L'Echo de la Fabrique : 26 février 1832 - Numéro 18

AU RÉDACTEUR.

[4.2]Messieurs,

Outre l’école entièrement gratuite qui est confiée à M. Bailleul et dont vous parlez dans l’intéressant article : Instruction populaire, de votre feuille du 5, la société pour l’instruction élémentaire du Rhône1 compte à Lyon huit écoles lancastriennes établies par elle dans divers quartiers et où elle dispose de 330 places gratuites, sous la réserve de 50 c. par mois pour frais d’ardoises, plumes et papiers à la charge de chaque élève. On s’inscrit pour toutes ces écoles chez M. Chevrolet, grande rue des Capucins, n° 16.

Nous sommes persuadés, messieurs, que vous vous ferez un vrai plaisir de donner ces renseignemens à ceux de vos nombreux lecteurs qui peuvent les ignorer.

Il est trop vrai, messieurs, que ces écoles jointes à celles de frères, jointes à celles que la société pour l’enseignement élémentaire est sur le point d’établir avec les fonds que l’autorité municipale lui a confiés pour cet important objet, seront encore loin de suffire aux besoins de la cité et du régime où nous entrons, de ce régime où le pouvoir fait et doit faire le moins, où les mœurs et les lumières des citoyens doivent faire le plus.

L’intérêt de l’enseignement national nous appelle tous à de nouveaux, à de plus grands efforts ; ce qu’on a tenté sous une charte octroyée, ne suffit plus aux nécessités d’un peuple libre, on lui doit et l’on se doit à soi-même de faire pour lui bien davantage. Aujourd’hui, former des citoyens, c’est pour des citoyens une obligation bien autrement sérieuse, que n’était précédemment pour le riche celle de travailler à l’éducation du pauvre. Cette vérité inflexible, mais salutaire, vous contribuerez sans doute puissamment, messieurs, à la faire comprendre, à la faire triompher.

Mais ce ne sera point assez, car il est certain que si les écoles manquent à la population, la population manque aussi trop souvent aux écoles. Les écoles lancastriennes de Lyon se perfectionnent évidemment de jour en jour ; les honorables instituteurs qui les dirigent s’y montrent toujours mieux pénétrés de l’importance de leur mission, toujours plus dignes de la confiance et du respect public. Tous ont obtenu l’estime de l’Université : deux d’entre eux, MM. Germain et Lagier, viennent de recevoir des marques précieuses de son intérêt, une médaille d’argent et une médaille de bronze, et pourtant les places offertes gratuitement au public dans ces divers établissemens sont loin d’être toujours occupées.
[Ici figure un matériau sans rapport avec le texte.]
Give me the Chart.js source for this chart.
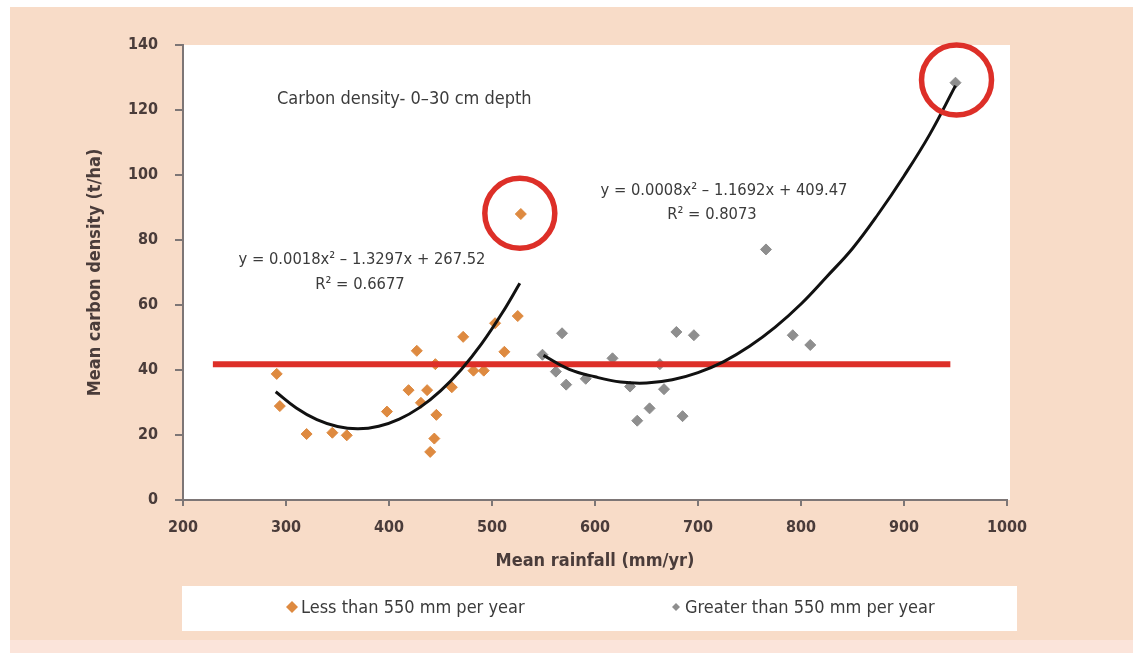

Vous coopérerez sans doute, messieurs, de toutes vos forces à bien faire entendre aux classes les moins instruites que, pour acquérir de l’instruction, elles ont, elles aussi, quelque chose à faire, c’est de la désirer, de s’en montrer toujours plus dignes et de savoir en profiter. Ne flattons pas plus les routines du pauvre que celles du riche ; amis de tous également, signalons à tous avec bienveillance et franchise, la part que chacun est rigoureusement tenu d’apporter dans le faisceau fraternel de la prospérité commune.

Agréez, messieurs, etc.

Dessaix, D. M.
de la société pour l’instruction élémentaire du Rhône.

Note du Rédacteur. Nous publions avec plaisir cette lettre, parce qu’il n’entre point dans nos vues d’être exclusifs dans les citations honorables que nous faisons, et si nous avons mis le nom de M. Bailleul dans notre article intitulé : Instruction populaire, c’est que, à part le mérite, son école étant entièrement gratuite, elle nous est venue la première à la pensée, et qu’un de ses élèves, comme nous l’avons dit, est employé dans nos bureaux.

[5.1]Nous savons gré à notre correspondant de nous avoir fourni le moyen de rendre justice à tous les instituteurs qui se livrent, d’après la méthode lancastrienne, à l’éducation de la classe pauvre avec un courage sans exemple ; et nous les félicitons de leurs succès, notamment MM. Germain et Lagier qui nous sont connus.

Nous croyons avec notre correspondant que, si les écoles manquent à la population, la population manque aussi trop souvent aux écoles. Dans un prochain article sur l’instruction populaire nous nous ferons un devoir de faire un appel à la classe industrielle, car si nous croyons avec les publicistes qu’une nation est grande quand elle est bien gouvernée, nous y ajoutons : et quand elle est bien instruite.

Notes de base de page numériques:

1 Il s'agit probablement de la société d'instruction primaire du Rhône fondée à Lyon en 1828 et autorisée par ordonnance royale du 15 avril 1829.